In the same year, 1978, Foucault-Larche made his debut on Mauritian television singing the Edith Piaf classic J’attendrais. Less than a year later, he co-produced his first stage show.

A decade later he relocated to Australia, carving out an award-winning career performing in theatre and the club circuit, producing shows and recording albums.

In recent years, Foucault-Larche’s journey has come full circle, focusing on French operettas and French popular music.

He and Parisian-born chanteuse Corinne Andrew bring Paris After Dark, their celebration of French popular music, to the Potato Shed this month as part of the International Week of Francophonie, a worldwide celebration of French language and culture.
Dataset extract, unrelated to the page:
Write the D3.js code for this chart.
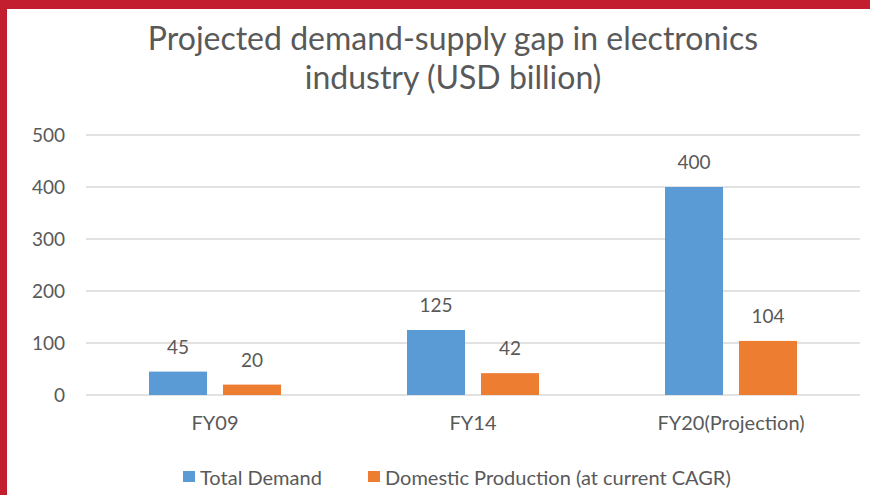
<!DOCTYPE html>
<html>
<head>
<meta charset="utf-8">
<script src="https://cdn.jsdelivr.net/npm/d3@7"></script>
<style>
  body { margin: 0; background: #fff; }
  text { font-family: Lato, "Open Sans", sans-serif; fill: #595959; }
</style>
</head>
<body>
<div id="chart"></div>
<script>
var categories = ["FY09", "FY14", "FY20(Projection)"];
var seriesNames = ["Total Demand", "Domestic Production (at current CAGR)"];
var totalDemand = [45, 125, 400];
var domesticProduction = [20, 42, 104];
var yTicks = [0, 100, 200, 300, 400, 500];
var colors = ["#5B9BD5", "#ED7D31"];

var width = 870, height = 495;
var margin = { top: 135, right: 10, bottom: 100, left: 86 };

var svg = d3.select("#chart").append("svg")
  .attr("width", width)
  .attr("height", height);

// red frame (top and left)
svg.append("rect").attr("x", 0).attr("y", 0).attr("width", width).attr("height", 9).attr("fill", "#C21E2F");
svg.append("rect").attr("x", 0).attr("y", 0).attr("width", 7).attr("height", height).attr("fill", "#C21E2F");

// title
var title = svg.append("text")
  .attr("text-anchor", "middle")
  .style("font-size", "32px");
title.append("tspan").attr("x", 453).attr("y", 50).text("Projected demand-supply gap in electronics");
title.append("tspan").attr("x", 453).attr("y", 89).text("industry (USD billion)");

var x0 = d3.scaleBand()
  .domain(categories)
  .range([margin.left, width - margin.right]);

var x1 = d3.scaleBand()
  .domain(seriesNames)
  .range([x0.bandwidth() / 2 - 66, x0.bandwidth() / 2 + 66])
  .paddingInner(0.216);

var y = d3.scaleLinear()
  .domain([0, 500])
  .range([395, 135]);

// gridlines
svg.append("g").selectAll("line")
  .data(yTicks)
  .enter().append("line")
  .attr("x1", margin.left)
  .attr("x2", width - margin.right)
  .attr("y1", function(d) { return y(d); })
  .attr("y2", function(d) { return y(d); })
  .attr("stroke", "#D9D9D9")
  .attr("stroke-width", 1.3);

// y axis labels
var yAxis = d3.axisLeft(y).tickValues(yTicks).tickSize(0).tickPadding(0);
var gy = svg.append("g")
  .attr("transform", "translate(65,0)")
  .call(yAxis);
gy.select(".domain").remove();
gy.selectAll("text")
  .style("font-size", "19px")
  .style("font-family", "Lato, sans-serif")
  .attr("fill", "#595959");

// x axis labels
var xAxis = d3.axisBottom(x0).tickSize(0).tickPadding(0);
var gx = svg.append("g")
  .attr("transform", "translate(0,416)")
  .call(xAxis);
gx.select(".domain").remove();
gx.selectAll("text")
  .style("font-size", "20px")
  .style("font-family", "Lato, sans-serif")
  .attr("fill", "#595959");

var rows = categories.map(function(c, i) {
  return { cat: c, values: [totalDemand[i], domesticProduction[i]] };
});

var groups = svg.append("g").selectAll("g")
  .data(rows)
  .enter().append("g")
  .attr("transform", function(d) { return "translate(" + x0(d.cat) + ",0)"; });

groups.selectAll("rect")
  .data(function(d) { return d.values.map(function(v, j) { return { s: seriesNames[j], v: v, j: j }; }); })
  .enter().append("rect")
  .attr("x", function(d) { return x1(d.s); })
  .attr("y", function(d) { return y(d.v); })
  .attr("width", x1.bandwidth())
  .attr("height", function(d) { return y(0) - y(d.v); })
  .attr("fill", function(d) { return colors[d.j]; });

groups.selectAll("text.val")
  .data(function(d) { return d.values.map(function(v, j) { return { s: seriesNames[j], v: v }; }); })
  .enter().append("text")
  .attr("class", "val")
  .attr("x", function(d) { return x1(d.s) + x1.bandwidth() / 2; })
  .attr("y", function(d) { return y(d.v) - 18; })
  .attr("text-anchor", "middle")
  .style("font-size", "19px")
  .text(function(d) { return d.v; });

// legend
var legendX = [183, 368];
var legend = svg.append("g").selectAll("g")
  .data(seriesNames)
  .enter().append("g")
  .attr("transform", function(d, i) { return "translate(" + legendX[i] + ",471)"; });
legend.append("rect")
  .attr("width", 12).attr("height", 11)
  .attr("fill", function(d, i) { return colors[i]; });
legend.append("text")
  .attr("x", 17).attr("y", 14)
  .style("font-size", "20px")
  .text(function(d) { return d; });
</script>
</body>
</html>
The show evokes the romantic spirit of the City of Lights, featuring the music of French giants such as Edith Piaf, Charles Aznavour, Gilbert Bécaud and Dalida, as well as selections of music theatre, French opera and French adaptations of Italian and Spanish songs.

Foucault-Larche said in putting the show together he and Andrew were careful to find a balance between languages.

“It’s very important to us, to deliver the show in French and in English, because while some people might like the French music they might not want to sit for an hour and a half listening to just French,” he said.

“Some of the songs are all in French or all in English, and a lot are done half and half, so people can relate to what we deliver.”

Paris After Dark is at the Potato Shed on Friday, March 15.